Uncommonly elegant Chinese creations—witness the Divine Incense Mint Pork—are the draw at this refined Fairfax eatery.


Refined dishes like filets of flounder showered in chilies and scallions are the draw at Hunan Taste. Photograph by Scott Suchman

About Hunan Taste



Fish in bean-curd sauce probably doesn’t sound all that exciting to you. And if it were delivered to your table at Fairfax’s Hunan Taste—its slender little filets of flounder in a glossy sauce full of chopped chilies, onions, and scallions—not only would you not swoon; you might not even look up from your phone when it arrived.

But if you’re anything like me, once you took your first taste, you wouldn’t be able to resist the almost miraculous way it knits its various elements—hot, salty, bitter—into a tight and exhilarating harmony.

I was dining alone at one of the elegant carved wooden tables. I had just finished running errands and had intended to take a few bites and pack the rest up for home. Instead, I cleaned my plate and then, eager to see what else this kitchen could do, went ahead and ordered two additional dishes, including a preparation as poetical as the fish with bean curd was not: Divine Incense Mint Pork. This, too, was magical—long, crunchy-chewy strips of pork belly tossed with fried mint. I’d never encountered this combination before, but it was simple and brilliant, the vegetal bitterness leavening the primal richness of the meat.

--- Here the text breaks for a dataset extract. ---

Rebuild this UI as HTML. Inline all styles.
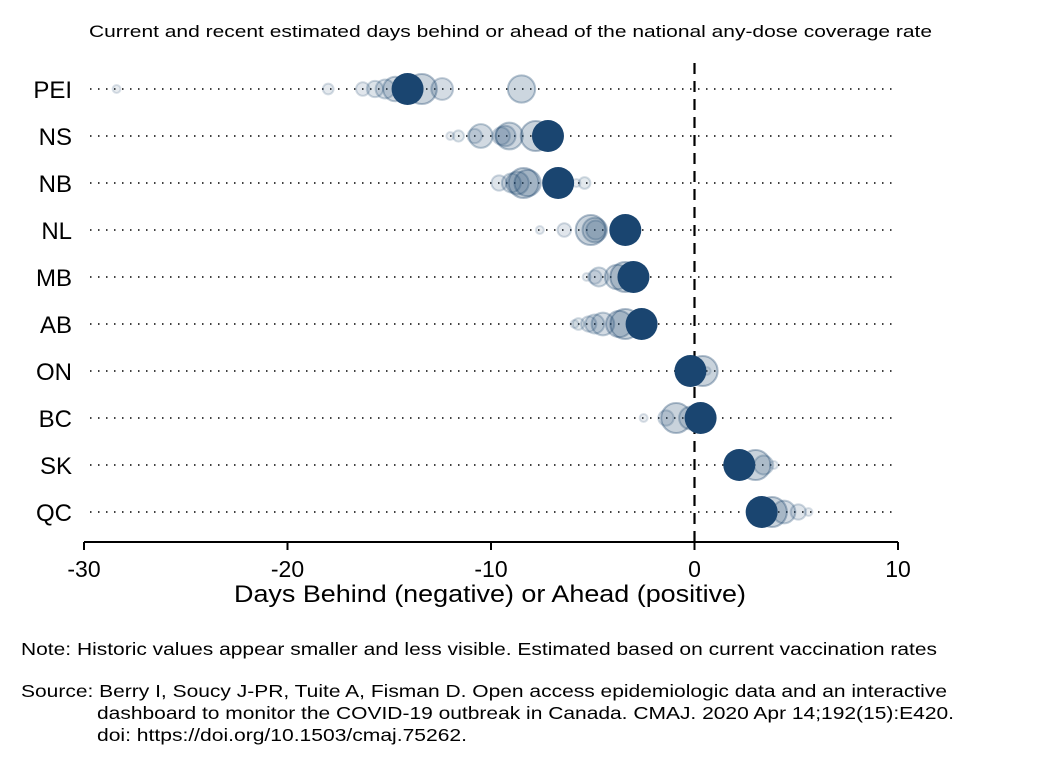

This was midafternoon, the time when servers and managers sit down to a staff meal; the handsome red-toned room was empty. My waiter, astonished and delighted by the crazy solo diner who seemed determined to plow through the entire menu in one sitting, brought me a small plate of the fried tofu he and his coworkers were sharing. Soft, almost custard-like within, firm and crunchy without, and dressed in a delicate sauce tasting faintly of chicken stock and fish.

Returning over subsequent visits, I learned a lot more about Hunan Taste, an offshoot of the popular and critically acclaimed restaurant in Catonsville, just outside Baltimore. I learned that not everything on its sprawling menu is exhilarating or divine, that some dishes will put you in mind of a decent carryout, and that your server—most assuredly trained to usher Westerners toward safe, familiar fare such as double-cooked pork and Kung Pao chicken—should not be relied upon to know the difference.

I also learned, having consumed several meals over the course of a couple of months with an eye to unlocking the mystery of this wide-ranging kitchen, that there’s no discernible pattern to what’s good here, no single key. There are Chinese-American dishes that are good; there are authentic Chinese dishes that are not. Some stir-fries are glorious, like the fish in bean-curd sauce; some are afterthoughts. There are expensive dishes (steamed fish head with chili peppers) that are good, but these aren’t to be trusted more than the cheaper ones—the fish in bean-curd sauce is $18 less than a plate of braised duck, and much more rewarding.

The best shorthand I’ve been able to come up with is that seafood is generally excellent, and you really can’t go wrong with casseroles.

If the fish with bean curd stands as the single best dish I’ve eaten in 2015, a casserole of mushrooms and pork isn’t far behind. Here, again, was a plate of food that looked singularly unprepossessing, a sputtering cauldron of mushrooms, dozens upon dozens of mushrooms, but of a variety I’ve never seen in the West, with long brown tails and tiny black caps.

At a glance, it appeared to be survivalist food. A pot of twigs. But when I pinched a few mushrooms between my chopsticks, I discovered paper-thin bands of pork. Some of their rendered fat had melted into the stems, coating them. The sauce at the bottom of the bowl was pungent and almost smoky, seething with garlic, ginger, and chilies.

It was lunch, and I’d already eaten two other dishes. It didn’t matter. Trying to unravel the secrets of this mysterious casserole, I ended up finishing it and ordering another to go.